Newsflash: Final Tax Reform Bill Released

December 18, 2017

The congressional conference committee negotiating differences between the U.S. House and U.S. Senate versions of the GOP tax reform bill, the Tax Cuts and Jobs Act, released the final version of the bill on Friday, December 15 (the “Conference Bill”). Both houses of Congress are expected to vote on the Conference Bill this week. For previous coverage of the House and Senate versions of the Tax Cuts and Jobs Act, click here. Significant highlights of the Conference Bill include: 

  • Individuals would be subject to seven income tax brackets with a top tax rate of 37%, down from the current 39.6%. 

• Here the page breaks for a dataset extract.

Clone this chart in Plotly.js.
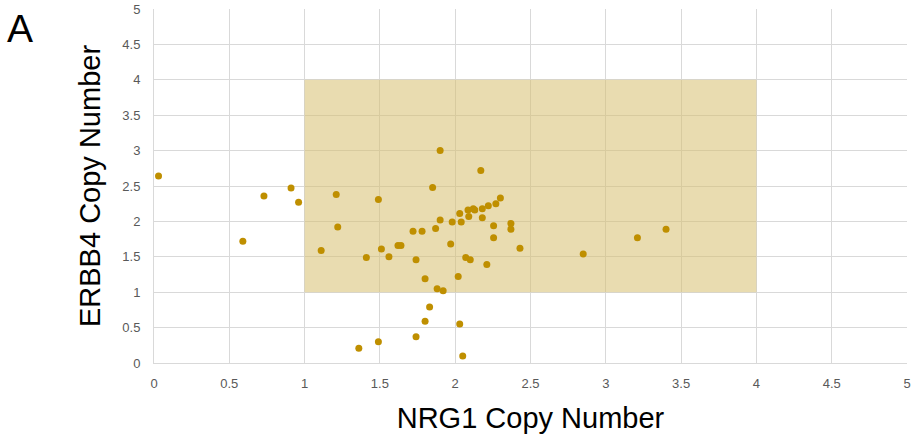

  • The ability of individuals to deduct state and local income and property taxes would be capped at US$10,000. 

  • The corporate tax rate would be reduced to 21%, from a current top rate of 35%, beginning in 2018. Consistent with the general approach taken in both the House and Senate bills, tax deductions for interest expense by a business would be limited to the amount of the business’s interest income earned plus 30% of adjusted taxable income. 

  • Similar to the House and Senate bills, the Conference Bill moves the U.S. closer to a territorial system by excluding 100% of the foreign-source portion of the dividends received by U.S. corporations from 10%-or-more owned foreign corporations, subject to holding period requirements. 

  • The Conference Bill also follows the House and Senate bills in subjecting U.S. shareholders of a foreign corporation to immediate taxation on the foreign corporation’s previously untaxed foreign earnings, with the Conference Bill adopting a tax rate of 15.5% for earnings held in cash or cash equivalents and 8% for the remainder. 

  • Qualified business income from passthrough entities would be entitled to preferential tax treatment, generally following the approach taken in the Senate version of the bill, although the percentage of the deduction allowable would be 20% instead of 23% as under the Senate version. Income qualifying for this deduction would have an effective maximum federal income tax rate of 29.6%, down from the current 39.6%. An exclusion for income derived from specified service businesses and a limitation based on wages paid or wages paid plus a capital element are phased in above certain income thresholds (US$157,500, or US$315,000 for a joint return). 

  • The corporate alternative minimum tax (“AMT”) would be repealed and the individual AMT would be retained, although the exemption amount and phaseout thresholds for the individual AMT would be increased. 

  • Consistent with the general approach taken in both the House and Senate versions of the bill, net operating losses (“NOLs”) will have an indefinite carryforward and no carryback. The Conference Bill follows the Senate bill in limiting the NOL deduction to 80% of taxable income (although this 80% limitation would apply beginning in 2018, not in 2023 as under the Senate bill), and in declining to increase carried forward NOLs by an interest factor as was proposed in the House bill. 

  • The limit on the deductibility of home mortgage interest for any mortgage incurred after December 15, 2017 would be reduced to acquisition indebtedness of US$750,000, down from the current limit of US$1 million. 

  • In contrast to the Senate bill, the Conference Bill does not require taxpayers to use the first-in-first-out (“FIFO”) method of identifying securities which are sold. 

  • The estate and gift tax exemption would be doubled, from approximately US$5.5 million to approximately US$11 million. 

  • The shared responsibility payment for individuals failing to maintain minimum essential coverage would be eliminated, effectively repealing the individual mandate under the Affordable Care Act. 

  • Consistent with the Senate bill, the provisions of the Conference Bill relating to the taxation of individuals (including the new individual tax brackets, the preferential treatment of qualified business income from passthrough entities, the increased gift and estate tax exemption, and the provisions relating to the individual AMT) expire after 2025.